___ The input
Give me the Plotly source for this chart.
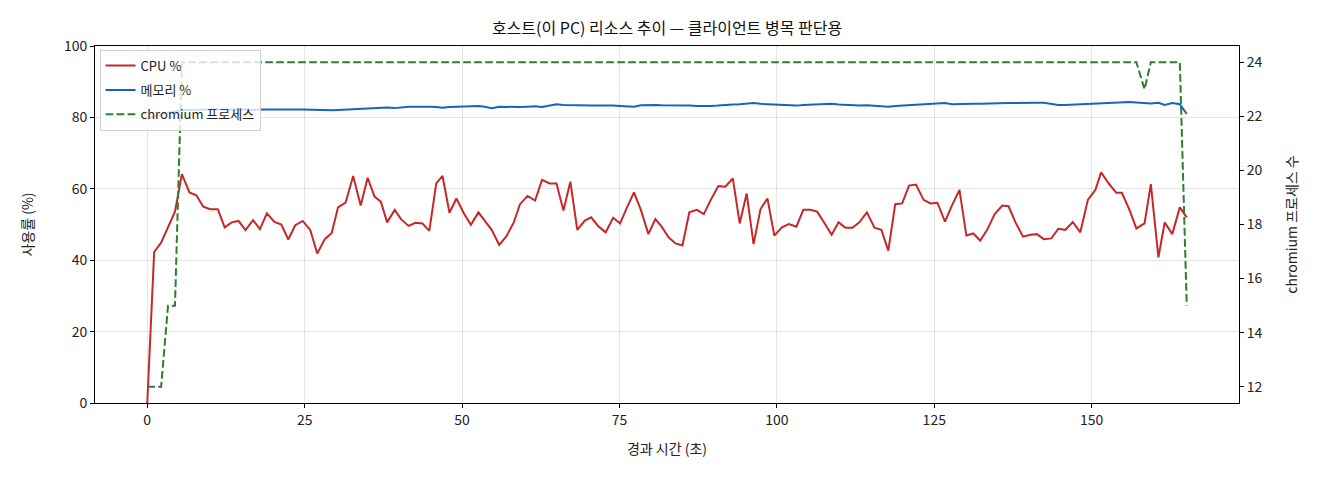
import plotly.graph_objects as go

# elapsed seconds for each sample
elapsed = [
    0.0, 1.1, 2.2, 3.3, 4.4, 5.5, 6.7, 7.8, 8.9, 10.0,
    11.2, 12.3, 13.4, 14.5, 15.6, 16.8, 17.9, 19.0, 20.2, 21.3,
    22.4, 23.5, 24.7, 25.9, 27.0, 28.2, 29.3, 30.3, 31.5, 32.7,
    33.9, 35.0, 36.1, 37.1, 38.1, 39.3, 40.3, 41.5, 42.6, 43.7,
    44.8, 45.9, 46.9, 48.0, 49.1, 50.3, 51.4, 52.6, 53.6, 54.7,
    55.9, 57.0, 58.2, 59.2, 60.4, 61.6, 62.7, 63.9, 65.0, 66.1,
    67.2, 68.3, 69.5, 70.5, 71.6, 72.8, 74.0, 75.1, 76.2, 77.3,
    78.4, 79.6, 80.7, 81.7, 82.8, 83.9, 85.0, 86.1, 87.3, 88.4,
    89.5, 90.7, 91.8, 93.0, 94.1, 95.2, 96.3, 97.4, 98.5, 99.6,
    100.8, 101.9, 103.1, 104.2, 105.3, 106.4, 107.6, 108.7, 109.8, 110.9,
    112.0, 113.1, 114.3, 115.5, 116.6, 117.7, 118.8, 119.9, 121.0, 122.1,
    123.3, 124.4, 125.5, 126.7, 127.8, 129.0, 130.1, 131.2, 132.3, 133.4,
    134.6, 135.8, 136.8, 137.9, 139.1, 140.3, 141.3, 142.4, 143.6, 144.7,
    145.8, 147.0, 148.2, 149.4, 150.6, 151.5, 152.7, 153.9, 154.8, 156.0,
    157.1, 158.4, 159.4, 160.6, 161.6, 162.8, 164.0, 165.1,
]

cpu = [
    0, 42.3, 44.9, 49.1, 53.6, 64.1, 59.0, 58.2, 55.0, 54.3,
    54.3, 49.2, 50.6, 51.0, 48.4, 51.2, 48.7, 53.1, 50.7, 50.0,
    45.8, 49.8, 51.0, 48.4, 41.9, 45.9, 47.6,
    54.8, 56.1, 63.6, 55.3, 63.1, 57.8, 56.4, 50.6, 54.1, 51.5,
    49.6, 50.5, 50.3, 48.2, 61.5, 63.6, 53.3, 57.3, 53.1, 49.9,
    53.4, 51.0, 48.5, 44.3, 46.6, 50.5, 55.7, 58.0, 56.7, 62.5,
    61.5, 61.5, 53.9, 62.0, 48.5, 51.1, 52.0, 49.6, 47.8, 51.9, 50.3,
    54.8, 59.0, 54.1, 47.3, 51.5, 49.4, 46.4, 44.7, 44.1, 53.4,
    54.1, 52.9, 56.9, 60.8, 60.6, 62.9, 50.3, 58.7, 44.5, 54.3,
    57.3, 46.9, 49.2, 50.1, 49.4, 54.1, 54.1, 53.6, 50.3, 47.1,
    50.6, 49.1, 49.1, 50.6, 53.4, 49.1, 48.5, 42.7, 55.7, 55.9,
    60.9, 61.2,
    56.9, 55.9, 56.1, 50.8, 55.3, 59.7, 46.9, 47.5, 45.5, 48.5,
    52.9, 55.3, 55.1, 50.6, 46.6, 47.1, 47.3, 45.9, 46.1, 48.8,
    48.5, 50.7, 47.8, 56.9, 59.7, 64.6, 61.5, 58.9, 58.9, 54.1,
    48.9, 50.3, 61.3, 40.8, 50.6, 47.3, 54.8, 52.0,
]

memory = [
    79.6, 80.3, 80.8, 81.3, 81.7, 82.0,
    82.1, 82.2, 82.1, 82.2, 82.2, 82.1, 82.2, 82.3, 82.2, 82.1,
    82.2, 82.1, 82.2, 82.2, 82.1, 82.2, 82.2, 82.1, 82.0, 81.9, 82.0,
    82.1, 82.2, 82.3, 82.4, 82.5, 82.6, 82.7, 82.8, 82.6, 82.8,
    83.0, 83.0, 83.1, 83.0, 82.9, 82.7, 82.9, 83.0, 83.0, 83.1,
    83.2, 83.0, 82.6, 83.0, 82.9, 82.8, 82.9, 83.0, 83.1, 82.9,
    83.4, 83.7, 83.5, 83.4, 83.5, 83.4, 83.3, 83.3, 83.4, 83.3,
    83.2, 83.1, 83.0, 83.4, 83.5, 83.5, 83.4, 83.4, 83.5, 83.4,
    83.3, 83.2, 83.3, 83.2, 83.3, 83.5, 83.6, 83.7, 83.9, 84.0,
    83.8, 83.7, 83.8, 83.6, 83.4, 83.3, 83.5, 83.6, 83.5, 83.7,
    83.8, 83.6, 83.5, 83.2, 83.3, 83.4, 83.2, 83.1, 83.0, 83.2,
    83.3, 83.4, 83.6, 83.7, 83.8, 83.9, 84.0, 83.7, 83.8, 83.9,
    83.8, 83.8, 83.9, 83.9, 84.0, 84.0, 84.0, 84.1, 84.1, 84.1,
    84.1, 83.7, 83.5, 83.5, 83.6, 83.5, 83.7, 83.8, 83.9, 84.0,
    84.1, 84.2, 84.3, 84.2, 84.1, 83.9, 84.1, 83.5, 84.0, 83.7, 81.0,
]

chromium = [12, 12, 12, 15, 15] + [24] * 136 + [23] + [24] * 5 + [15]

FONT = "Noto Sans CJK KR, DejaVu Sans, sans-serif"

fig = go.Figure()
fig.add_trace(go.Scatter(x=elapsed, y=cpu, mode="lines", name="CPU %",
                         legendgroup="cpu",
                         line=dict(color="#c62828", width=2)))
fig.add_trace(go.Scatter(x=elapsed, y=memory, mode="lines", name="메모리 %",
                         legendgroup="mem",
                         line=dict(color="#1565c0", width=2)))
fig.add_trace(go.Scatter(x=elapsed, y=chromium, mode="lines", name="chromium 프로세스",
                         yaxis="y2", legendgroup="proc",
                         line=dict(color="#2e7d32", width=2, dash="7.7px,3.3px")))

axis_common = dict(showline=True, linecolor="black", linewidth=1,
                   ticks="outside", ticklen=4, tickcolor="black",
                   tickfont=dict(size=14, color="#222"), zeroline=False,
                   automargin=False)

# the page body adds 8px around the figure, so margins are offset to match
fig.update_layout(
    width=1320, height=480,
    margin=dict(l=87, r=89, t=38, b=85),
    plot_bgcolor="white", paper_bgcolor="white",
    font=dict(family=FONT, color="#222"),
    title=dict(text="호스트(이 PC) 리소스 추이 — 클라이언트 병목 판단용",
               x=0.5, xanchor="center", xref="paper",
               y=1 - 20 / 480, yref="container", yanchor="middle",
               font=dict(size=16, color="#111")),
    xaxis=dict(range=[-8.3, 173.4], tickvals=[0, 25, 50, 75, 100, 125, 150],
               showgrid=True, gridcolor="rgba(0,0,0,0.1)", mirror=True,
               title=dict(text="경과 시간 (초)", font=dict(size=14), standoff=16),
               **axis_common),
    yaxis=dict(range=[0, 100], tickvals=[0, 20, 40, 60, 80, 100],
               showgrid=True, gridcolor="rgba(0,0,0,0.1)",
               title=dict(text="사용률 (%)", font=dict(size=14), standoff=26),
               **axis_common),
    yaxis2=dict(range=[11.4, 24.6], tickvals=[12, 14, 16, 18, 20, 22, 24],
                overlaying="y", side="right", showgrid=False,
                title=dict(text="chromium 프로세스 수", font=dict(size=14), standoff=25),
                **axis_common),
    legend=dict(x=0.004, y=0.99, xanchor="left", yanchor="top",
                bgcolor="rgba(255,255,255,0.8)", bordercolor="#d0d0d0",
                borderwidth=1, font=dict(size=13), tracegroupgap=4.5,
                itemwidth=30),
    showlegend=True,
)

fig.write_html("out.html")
______
___ The input
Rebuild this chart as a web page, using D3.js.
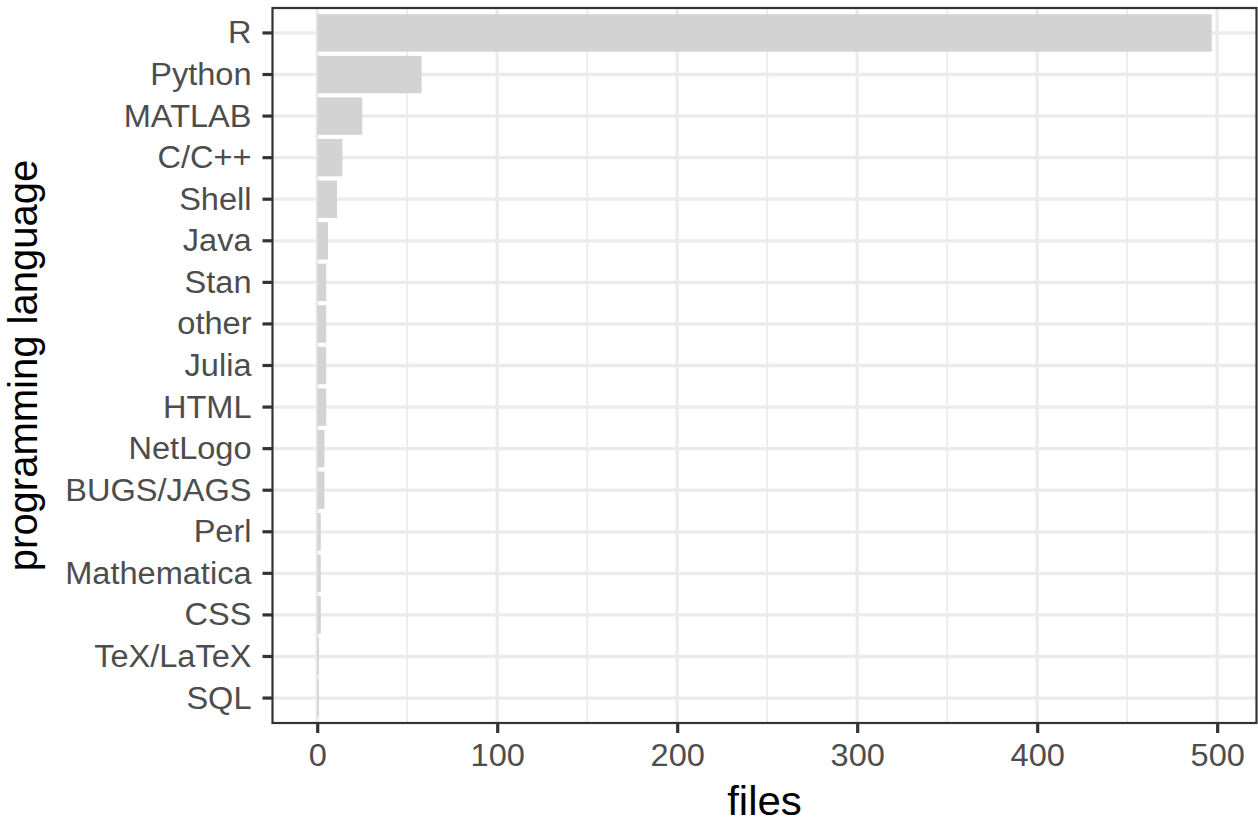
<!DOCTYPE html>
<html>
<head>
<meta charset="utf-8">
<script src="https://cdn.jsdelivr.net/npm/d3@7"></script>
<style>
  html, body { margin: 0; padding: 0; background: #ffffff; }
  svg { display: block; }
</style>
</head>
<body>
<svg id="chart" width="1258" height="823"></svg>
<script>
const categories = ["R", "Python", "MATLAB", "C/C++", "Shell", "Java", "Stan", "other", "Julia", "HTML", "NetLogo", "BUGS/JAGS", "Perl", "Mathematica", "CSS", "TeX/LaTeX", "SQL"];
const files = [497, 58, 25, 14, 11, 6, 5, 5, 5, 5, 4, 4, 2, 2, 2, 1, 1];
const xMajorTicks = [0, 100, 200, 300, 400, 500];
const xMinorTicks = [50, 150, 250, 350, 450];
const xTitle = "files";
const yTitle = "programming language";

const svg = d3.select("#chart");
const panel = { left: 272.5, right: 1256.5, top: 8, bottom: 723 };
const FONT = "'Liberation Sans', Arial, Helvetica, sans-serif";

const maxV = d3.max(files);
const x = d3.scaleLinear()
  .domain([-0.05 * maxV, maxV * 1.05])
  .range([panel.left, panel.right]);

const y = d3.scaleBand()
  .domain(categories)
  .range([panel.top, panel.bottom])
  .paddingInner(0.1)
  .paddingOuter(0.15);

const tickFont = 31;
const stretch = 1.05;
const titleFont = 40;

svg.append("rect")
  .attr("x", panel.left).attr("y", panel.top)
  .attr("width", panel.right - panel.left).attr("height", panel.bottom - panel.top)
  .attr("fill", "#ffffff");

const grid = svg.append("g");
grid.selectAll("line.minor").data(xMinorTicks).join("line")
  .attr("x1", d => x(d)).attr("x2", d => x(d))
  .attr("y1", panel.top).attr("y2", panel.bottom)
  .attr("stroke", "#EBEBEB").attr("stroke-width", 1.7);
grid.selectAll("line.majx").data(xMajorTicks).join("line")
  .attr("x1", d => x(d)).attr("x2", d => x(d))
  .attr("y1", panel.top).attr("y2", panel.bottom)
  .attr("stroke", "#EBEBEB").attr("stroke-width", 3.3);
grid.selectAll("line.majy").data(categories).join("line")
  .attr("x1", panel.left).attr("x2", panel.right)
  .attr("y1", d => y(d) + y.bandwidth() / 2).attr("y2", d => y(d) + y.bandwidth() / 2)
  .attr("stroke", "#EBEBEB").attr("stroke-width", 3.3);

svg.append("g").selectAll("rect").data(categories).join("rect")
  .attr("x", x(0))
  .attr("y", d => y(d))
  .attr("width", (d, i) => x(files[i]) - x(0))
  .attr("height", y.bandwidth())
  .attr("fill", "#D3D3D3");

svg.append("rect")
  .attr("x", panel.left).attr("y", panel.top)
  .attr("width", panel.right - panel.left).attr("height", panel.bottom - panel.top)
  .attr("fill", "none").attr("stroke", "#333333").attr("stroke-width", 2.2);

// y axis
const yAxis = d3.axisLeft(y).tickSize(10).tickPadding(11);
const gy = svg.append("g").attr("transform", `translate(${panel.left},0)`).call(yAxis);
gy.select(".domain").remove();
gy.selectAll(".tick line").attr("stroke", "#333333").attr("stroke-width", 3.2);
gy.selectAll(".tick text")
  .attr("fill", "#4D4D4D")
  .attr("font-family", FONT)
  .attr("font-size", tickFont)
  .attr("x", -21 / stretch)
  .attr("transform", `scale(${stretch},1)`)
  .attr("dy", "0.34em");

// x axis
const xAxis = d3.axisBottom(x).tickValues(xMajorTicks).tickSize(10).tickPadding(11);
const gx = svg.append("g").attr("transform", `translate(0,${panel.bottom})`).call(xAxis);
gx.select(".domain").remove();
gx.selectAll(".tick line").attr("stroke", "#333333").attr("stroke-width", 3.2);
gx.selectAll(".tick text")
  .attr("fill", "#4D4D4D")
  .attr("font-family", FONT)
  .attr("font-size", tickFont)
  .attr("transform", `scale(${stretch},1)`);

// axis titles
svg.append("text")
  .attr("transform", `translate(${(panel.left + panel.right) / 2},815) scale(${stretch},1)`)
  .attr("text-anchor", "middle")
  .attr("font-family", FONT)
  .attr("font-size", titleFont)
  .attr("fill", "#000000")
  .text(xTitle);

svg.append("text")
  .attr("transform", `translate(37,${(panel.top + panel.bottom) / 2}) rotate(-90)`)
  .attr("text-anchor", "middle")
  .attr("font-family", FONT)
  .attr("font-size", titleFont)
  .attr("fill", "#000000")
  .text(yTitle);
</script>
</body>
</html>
______
Problem to solve - Reproduce exactly the run of lines beginning with the one that contains "Give me the Plotly source for this chart." and ending with the one that contains "import plotly.graph_objects as go". Do not include pictures.

Output for this task -
Give me the Plotly source for this chart.
import plotly.graph_objects as go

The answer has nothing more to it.